— EXTRACTED RECORDS —
==*==
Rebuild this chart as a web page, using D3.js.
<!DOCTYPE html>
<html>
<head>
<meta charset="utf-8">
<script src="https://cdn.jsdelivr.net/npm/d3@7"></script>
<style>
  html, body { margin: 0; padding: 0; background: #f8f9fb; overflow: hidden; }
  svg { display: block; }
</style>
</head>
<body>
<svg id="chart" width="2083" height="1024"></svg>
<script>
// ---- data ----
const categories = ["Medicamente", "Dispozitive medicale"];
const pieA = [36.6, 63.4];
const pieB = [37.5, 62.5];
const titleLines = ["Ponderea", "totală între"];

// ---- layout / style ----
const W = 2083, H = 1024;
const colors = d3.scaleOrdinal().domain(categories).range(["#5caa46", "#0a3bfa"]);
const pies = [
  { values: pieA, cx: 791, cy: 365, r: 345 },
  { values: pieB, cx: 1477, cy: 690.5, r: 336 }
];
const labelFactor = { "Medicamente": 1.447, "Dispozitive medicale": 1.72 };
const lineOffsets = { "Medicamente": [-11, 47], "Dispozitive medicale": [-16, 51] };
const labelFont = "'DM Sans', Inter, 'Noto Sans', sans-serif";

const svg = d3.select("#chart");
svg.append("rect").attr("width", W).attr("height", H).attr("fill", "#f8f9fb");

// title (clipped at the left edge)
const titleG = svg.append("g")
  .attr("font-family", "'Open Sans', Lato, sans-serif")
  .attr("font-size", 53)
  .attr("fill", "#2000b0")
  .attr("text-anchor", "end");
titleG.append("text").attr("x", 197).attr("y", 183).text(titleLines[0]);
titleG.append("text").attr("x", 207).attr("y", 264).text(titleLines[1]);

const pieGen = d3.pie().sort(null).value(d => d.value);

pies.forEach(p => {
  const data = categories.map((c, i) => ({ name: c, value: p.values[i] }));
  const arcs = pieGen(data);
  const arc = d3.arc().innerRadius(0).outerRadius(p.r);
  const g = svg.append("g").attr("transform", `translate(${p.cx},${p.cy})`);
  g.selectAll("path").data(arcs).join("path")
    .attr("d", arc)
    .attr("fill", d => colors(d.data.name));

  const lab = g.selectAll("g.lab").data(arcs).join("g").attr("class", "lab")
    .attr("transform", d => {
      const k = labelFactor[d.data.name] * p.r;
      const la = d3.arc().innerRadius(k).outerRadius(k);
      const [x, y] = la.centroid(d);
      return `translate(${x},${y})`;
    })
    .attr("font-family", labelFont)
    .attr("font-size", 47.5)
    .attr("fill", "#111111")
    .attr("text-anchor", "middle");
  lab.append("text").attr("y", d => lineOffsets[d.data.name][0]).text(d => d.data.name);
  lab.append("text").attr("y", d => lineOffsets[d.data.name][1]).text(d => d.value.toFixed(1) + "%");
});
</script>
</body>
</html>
==*==
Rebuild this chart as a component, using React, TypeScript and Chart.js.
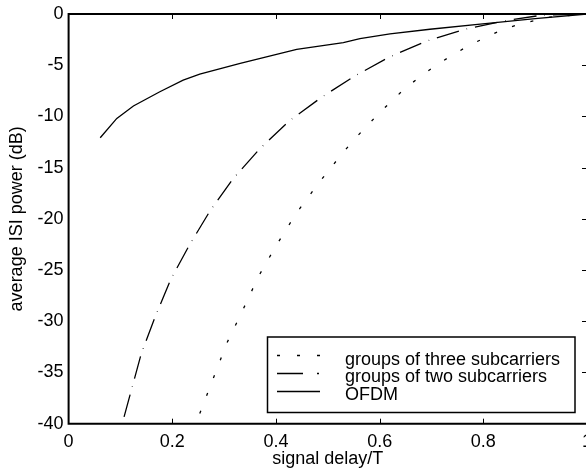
==*==
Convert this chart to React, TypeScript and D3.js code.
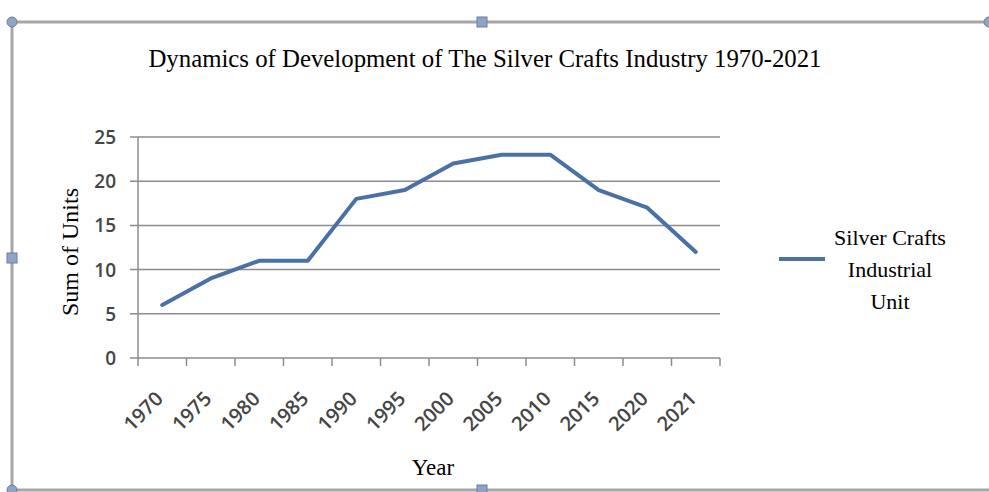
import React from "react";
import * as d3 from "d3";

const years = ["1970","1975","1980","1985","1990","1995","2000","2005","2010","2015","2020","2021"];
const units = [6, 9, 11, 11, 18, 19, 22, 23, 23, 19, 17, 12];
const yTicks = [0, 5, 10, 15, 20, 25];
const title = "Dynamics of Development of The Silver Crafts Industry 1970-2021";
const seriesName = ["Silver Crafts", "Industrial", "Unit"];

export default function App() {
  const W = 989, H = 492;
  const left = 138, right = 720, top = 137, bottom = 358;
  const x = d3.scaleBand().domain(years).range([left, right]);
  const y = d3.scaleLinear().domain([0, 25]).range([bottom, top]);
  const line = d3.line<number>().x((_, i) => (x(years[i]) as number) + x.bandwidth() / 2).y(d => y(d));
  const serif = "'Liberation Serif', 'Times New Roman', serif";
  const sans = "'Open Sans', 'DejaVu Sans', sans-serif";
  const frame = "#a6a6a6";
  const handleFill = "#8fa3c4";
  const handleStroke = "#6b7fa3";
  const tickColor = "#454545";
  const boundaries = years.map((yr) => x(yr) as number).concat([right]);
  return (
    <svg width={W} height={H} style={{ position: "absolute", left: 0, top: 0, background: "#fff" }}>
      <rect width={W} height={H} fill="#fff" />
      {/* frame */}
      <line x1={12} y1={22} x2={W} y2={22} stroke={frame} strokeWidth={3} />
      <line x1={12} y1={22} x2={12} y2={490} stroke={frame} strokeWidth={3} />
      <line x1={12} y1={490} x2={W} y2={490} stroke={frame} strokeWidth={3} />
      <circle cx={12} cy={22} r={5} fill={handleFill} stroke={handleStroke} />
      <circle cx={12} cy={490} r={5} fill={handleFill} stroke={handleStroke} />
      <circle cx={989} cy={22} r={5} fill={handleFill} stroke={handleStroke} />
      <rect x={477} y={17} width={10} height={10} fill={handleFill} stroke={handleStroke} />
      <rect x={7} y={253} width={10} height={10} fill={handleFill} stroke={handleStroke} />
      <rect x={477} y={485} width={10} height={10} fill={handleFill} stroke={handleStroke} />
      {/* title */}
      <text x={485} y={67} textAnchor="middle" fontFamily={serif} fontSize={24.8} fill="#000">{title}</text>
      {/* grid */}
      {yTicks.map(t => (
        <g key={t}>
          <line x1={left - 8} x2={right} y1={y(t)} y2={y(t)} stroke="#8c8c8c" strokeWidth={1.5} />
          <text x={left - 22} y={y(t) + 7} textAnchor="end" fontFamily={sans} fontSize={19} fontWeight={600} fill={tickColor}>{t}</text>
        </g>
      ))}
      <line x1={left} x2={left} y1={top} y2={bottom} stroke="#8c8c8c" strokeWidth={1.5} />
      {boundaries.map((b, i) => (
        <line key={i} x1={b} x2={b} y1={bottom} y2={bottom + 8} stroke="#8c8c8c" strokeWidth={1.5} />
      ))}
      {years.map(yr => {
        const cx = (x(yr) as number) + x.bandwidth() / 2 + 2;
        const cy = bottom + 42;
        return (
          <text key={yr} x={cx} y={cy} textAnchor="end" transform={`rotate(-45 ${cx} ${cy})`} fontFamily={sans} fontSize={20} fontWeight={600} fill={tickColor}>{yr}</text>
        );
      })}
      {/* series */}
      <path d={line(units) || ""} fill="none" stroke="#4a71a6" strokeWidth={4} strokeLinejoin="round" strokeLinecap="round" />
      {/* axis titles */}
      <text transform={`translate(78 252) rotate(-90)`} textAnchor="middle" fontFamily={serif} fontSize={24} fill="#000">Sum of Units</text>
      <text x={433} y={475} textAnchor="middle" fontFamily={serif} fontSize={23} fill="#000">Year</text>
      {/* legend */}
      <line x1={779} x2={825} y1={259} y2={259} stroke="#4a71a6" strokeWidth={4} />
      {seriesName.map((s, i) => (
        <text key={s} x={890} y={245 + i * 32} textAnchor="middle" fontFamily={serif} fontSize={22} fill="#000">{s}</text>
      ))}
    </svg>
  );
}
==*==
— AIM —
Reproduce the data above exactly, but only from the line containing "Convert this chart" through the line containing "import * as"; skip the pictures.

— WRITTEN RESPONSE —
Convert this chart to React, TypeScript and D3.js code.
import React from "react";
import * as d3 from "d3";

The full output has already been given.